REQUIREMENTS → Copy out each line that has "this" in it.

SUPPLIED MATERIAL →
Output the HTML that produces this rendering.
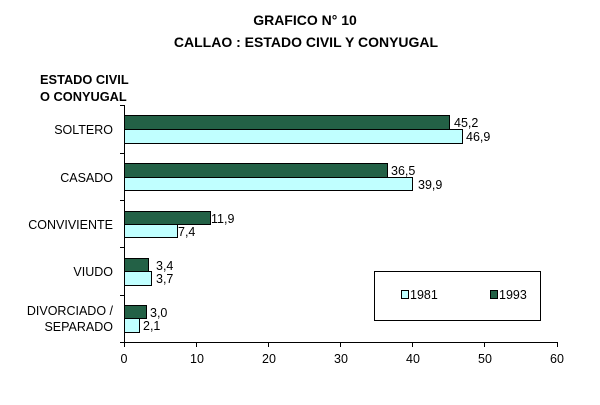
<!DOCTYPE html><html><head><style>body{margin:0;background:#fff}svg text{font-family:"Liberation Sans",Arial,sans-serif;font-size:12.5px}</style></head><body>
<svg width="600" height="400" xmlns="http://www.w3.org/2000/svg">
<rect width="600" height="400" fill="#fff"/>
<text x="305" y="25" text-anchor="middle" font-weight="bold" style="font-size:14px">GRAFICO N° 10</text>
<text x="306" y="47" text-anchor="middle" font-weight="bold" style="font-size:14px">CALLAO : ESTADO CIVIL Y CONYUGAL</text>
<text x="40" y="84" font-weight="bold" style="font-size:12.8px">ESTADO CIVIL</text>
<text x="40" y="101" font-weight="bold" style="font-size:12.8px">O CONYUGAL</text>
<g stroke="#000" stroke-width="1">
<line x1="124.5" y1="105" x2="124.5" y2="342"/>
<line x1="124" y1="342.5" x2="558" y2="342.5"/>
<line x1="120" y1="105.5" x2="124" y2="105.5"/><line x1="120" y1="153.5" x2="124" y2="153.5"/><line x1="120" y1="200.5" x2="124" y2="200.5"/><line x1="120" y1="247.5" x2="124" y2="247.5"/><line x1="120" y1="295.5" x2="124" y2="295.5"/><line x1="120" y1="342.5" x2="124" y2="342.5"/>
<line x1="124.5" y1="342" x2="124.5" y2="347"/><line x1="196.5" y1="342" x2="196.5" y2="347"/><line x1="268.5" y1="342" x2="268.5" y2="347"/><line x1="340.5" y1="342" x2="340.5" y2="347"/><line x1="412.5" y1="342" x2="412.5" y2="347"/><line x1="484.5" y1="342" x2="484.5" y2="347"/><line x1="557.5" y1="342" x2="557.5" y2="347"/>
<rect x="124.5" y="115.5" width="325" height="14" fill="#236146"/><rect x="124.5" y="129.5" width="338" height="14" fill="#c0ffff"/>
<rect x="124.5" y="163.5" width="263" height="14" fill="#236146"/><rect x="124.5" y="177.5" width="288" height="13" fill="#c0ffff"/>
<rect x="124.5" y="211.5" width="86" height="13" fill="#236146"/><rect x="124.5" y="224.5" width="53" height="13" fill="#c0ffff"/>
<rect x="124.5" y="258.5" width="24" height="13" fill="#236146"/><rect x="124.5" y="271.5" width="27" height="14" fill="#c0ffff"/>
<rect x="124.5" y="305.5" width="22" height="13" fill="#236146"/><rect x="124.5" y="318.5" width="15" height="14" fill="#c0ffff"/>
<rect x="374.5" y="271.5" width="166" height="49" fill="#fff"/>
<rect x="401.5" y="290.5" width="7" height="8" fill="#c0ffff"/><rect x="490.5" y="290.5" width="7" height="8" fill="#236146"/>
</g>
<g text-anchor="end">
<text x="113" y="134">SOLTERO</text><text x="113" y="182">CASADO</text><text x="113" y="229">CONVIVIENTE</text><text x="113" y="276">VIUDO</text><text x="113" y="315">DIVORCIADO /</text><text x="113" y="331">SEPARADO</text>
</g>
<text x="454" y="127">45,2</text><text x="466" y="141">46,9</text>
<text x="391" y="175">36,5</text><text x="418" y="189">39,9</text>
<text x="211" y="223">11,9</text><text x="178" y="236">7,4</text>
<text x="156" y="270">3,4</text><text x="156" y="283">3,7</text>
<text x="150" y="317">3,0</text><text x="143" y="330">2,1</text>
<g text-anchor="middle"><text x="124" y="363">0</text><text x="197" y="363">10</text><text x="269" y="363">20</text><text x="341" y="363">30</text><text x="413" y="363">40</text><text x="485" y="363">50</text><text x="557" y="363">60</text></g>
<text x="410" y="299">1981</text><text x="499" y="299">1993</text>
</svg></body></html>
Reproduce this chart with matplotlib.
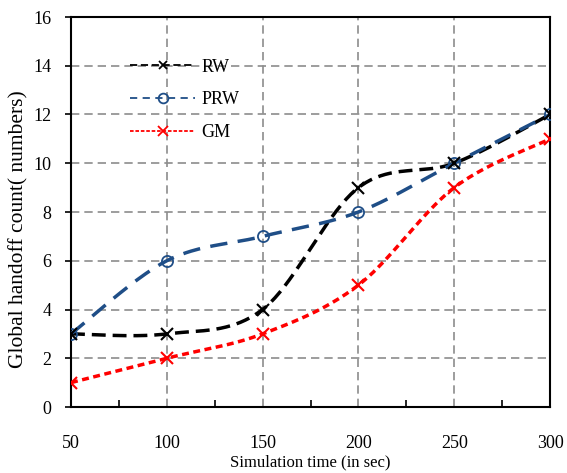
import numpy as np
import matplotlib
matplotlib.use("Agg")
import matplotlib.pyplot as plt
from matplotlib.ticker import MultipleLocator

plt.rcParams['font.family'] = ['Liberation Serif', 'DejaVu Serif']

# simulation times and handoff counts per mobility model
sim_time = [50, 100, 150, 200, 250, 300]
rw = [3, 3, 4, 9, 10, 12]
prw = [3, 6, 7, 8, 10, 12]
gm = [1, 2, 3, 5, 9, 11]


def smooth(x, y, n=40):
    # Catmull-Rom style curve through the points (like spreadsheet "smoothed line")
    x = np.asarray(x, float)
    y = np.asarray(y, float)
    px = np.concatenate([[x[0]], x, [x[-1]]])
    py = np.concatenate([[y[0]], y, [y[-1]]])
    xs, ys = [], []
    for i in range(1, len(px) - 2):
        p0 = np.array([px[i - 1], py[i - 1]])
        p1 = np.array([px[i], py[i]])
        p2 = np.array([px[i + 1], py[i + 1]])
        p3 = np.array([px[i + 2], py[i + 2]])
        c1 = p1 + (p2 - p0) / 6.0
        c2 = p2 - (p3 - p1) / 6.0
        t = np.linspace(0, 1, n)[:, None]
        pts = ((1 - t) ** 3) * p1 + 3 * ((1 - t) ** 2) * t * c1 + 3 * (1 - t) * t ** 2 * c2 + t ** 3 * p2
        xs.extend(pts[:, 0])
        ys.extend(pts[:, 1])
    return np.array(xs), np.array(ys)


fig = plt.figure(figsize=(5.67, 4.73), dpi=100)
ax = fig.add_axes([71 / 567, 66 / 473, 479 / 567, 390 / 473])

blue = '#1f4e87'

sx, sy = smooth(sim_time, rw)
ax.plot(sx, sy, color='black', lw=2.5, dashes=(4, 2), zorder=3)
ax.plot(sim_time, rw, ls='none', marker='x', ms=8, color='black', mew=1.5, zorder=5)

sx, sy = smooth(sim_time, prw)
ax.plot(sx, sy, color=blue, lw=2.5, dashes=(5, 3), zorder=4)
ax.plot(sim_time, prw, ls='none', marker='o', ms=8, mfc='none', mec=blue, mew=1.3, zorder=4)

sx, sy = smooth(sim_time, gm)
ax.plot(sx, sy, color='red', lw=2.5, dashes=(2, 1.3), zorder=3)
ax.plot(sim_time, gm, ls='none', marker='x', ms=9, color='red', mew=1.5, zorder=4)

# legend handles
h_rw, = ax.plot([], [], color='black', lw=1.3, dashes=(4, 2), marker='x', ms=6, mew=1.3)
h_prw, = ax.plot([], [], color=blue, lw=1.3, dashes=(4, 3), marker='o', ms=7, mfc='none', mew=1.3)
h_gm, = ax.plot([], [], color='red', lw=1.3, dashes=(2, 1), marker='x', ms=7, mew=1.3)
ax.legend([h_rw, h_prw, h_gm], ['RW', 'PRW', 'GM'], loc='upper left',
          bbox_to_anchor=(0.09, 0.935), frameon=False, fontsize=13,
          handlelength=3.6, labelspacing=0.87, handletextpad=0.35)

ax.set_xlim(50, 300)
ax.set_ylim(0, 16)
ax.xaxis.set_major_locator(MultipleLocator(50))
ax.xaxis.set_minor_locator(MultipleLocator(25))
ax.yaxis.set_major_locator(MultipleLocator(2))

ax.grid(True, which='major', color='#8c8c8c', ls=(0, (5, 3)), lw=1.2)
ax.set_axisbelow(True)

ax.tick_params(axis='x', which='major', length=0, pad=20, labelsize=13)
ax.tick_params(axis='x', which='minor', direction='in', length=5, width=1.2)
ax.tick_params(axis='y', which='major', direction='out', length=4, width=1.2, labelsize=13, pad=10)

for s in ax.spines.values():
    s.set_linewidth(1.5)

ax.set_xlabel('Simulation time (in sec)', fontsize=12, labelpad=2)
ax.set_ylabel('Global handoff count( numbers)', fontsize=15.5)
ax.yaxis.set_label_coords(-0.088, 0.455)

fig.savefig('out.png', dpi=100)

COMPLETE OUTPUT →
Output the HTML that produces this rendering.
Reproduce this chart with matplotlib.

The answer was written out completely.